Samet began the discussion by reflecting on her background and upbringing, noting how her father’s experiences during World War II inspired her to eventually become involved with military affairs. As a student of English literature at Harvard and Yale University, Samet recalled combining her literary expertise with the life of Civil War hero and former President, Ulysses S. Grant, to eventually become a professor at West Point. Samet then went on to mention some of her major interests and current pursuits, which have included upcoming writings on how the myths of war shape military and civilian life, especially those that were formulated during the second world war, as well as a biography of Alexander the Great.

In response to a question regarding the sources she uses to teach her students, Samet noted that she relies on the world instead of exclusively on American history.
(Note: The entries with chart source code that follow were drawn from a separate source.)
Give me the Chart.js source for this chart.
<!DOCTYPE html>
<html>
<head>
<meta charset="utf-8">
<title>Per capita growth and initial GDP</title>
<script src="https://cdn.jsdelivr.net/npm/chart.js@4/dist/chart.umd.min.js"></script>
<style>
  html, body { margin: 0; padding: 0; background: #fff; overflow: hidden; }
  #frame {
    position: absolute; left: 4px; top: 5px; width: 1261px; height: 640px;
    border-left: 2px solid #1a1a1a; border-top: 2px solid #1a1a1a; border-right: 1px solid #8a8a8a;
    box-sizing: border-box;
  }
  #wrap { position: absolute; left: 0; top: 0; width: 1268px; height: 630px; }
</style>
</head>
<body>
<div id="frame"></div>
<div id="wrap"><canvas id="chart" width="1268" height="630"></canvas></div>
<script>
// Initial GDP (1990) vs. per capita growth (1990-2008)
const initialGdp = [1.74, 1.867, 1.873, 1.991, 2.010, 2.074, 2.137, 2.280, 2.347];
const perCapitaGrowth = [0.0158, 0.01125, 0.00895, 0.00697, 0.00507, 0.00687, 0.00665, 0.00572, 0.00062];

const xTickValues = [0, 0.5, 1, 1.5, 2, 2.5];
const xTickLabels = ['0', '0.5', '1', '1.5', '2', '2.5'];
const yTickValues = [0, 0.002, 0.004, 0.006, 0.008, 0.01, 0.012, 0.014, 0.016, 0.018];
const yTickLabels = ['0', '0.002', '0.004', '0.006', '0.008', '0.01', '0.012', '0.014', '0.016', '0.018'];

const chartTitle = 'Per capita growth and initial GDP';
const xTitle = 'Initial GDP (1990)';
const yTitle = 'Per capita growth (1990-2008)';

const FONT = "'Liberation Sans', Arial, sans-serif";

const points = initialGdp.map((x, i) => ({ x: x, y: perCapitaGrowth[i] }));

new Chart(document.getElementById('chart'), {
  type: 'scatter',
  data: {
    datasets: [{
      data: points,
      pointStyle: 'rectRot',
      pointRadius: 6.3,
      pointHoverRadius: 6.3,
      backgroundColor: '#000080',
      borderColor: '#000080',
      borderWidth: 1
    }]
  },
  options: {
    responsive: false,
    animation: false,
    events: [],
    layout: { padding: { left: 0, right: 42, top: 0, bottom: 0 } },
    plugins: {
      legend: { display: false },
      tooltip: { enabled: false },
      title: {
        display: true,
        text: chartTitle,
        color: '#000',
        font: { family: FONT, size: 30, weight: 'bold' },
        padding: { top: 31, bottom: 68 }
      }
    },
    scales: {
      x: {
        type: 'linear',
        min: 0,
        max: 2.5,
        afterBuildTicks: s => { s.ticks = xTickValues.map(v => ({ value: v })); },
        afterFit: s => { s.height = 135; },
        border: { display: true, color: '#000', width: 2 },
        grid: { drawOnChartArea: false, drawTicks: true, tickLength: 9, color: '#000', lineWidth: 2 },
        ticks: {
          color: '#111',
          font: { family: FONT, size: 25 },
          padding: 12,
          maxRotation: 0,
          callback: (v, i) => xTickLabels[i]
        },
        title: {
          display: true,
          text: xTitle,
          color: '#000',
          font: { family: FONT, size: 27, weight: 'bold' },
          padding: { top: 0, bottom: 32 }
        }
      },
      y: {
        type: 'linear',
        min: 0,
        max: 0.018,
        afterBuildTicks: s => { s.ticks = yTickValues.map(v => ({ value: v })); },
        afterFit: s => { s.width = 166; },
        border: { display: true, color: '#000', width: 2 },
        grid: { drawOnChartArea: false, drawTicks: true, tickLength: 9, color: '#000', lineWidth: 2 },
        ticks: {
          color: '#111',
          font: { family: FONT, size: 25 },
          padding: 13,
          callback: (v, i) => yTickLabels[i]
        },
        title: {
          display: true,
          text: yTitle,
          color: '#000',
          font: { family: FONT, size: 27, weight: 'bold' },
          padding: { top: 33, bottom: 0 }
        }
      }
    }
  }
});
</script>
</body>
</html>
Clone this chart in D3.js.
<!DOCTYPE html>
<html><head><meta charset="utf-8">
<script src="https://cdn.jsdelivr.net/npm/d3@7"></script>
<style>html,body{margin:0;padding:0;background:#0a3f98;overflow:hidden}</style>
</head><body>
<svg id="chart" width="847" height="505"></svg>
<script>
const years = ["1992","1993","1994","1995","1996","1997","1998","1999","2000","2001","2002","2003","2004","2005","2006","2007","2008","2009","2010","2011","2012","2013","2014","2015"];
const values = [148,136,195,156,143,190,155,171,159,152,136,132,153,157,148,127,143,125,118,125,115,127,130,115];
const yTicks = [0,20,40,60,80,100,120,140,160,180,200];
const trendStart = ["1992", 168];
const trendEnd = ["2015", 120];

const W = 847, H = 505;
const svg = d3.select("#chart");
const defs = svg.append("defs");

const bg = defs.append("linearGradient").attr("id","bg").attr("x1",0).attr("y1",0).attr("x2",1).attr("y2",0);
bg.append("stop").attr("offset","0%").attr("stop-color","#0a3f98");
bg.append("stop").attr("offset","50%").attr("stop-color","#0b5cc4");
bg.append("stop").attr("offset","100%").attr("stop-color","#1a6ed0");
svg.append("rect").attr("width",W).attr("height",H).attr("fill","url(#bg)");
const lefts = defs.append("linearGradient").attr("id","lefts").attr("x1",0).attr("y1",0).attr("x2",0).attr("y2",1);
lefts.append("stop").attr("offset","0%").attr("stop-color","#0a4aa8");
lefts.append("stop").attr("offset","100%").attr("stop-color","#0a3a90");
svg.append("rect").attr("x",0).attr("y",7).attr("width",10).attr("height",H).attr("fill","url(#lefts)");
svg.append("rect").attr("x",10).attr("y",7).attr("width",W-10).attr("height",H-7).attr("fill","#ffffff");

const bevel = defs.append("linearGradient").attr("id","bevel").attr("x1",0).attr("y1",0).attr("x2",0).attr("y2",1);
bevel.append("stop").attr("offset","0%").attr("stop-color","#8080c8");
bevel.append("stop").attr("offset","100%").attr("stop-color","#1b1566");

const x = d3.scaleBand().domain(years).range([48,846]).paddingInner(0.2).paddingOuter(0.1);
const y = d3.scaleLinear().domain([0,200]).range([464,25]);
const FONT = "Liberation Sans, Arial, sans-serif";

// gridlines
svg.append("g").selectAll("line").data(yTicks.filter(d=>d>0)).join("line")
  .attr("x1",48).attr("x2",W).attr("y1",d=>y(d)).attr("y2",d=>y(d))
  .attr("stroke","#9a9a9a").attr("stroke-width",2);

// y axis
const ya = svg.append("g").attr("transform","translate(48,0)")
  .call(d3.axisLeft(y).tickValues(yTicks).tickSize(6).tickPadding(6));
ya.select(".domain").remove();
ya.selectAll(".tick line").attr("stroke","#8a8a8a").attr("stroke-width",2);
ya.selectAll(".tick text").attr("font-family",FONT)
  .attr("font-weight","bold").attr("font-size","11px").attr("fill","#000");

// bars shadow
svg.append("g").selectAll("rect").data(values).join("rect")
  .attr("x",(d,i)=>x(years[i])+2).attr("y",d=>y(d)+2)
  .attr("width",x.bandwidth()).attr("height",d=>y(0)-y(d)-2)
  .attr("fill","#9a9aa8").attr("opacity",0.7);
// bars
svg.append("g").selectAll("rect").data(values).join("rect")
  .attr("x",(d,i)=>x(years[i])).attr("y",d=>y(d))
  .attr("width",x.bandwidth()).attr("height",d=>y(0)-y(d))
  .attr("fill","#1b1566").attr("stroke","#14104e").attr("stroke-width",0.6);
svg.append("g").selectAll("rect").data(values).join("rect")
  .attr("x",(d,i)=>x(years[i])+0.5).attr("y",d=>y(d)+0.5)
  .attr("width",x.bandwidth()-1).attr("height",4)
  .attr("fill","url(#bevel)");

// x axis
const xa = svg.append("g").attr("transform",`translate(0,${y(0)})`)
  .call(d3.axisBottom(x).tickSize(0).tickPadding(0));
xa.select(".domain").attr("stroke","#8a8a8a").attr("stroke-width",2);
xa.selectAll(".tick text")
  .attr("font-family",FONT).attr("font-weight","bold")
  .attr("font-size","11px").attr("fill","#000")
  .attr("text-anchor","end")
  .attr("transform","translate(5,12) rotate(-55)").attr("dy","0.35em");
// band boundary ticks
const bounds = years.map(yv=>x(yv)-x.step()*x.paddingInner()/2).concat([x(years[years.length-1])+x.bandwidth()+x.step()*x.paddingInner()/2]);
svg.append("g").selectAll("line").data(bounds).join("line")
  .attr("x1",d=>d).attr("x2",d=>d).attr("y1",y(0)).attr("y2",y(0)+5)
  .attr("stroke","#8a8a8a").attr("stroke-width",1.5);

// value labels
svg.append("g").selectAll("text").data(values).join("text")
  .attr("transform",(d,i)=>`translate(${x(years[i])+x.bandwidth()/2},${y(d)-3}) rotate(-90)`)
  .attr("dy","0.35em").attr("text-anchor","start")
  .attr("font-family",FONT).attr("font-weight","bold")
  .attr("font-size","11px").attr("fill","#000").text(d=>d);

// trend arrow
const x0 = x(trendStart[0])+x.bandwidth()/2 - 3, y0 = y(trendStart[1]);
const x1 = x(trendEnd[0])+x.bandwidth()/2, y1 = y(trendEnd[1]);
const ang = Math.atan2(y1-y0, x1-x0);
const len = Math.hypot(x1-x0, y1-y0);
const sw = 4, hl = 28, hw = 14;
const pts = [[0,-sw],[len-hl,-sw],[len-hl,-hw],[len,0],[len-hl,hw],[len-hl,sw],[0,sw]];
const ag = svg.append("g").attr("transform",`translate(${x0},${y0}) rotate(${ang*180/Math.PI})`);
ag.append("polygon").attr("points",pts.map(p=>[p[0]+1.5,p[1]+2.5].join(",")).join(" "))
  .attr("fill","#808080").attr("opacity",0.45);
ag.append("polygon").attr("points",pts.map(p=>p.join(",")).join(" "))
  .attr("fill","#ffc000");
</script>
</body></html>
In particular, she mentioned how she had her students read Persian poet, Ferdowsi’s epic, the Shahnameh (the Book of Kings) among other works. This, she said, is to help ground the students in the reality of warfare and military pursuits through a more expansive human lens. In response to a question regarding some notable myths, Samet discussed the belief of a “chivalrous South,” and Grant’s mistake to fight rather than parley at the Battle of Cold Harbor, which showed he was not an impeccable messiah, but a human who could make mistakes.

Finally, Samet left the audience with a wealth of important advice. She noted that leaders must be like chameleons, changing colors to suit the political, economic, and military reality they face instead of becoming dogmatic and fanatical in defense of losing efforts. She further stressed that all cultures around the world have a counterculture, and it is up to society at large to reconcile and benefit from the power of both of these groups. Finally, she noted that leadership itself should be looked at as the failings on the institutional level which nurtures and produces them.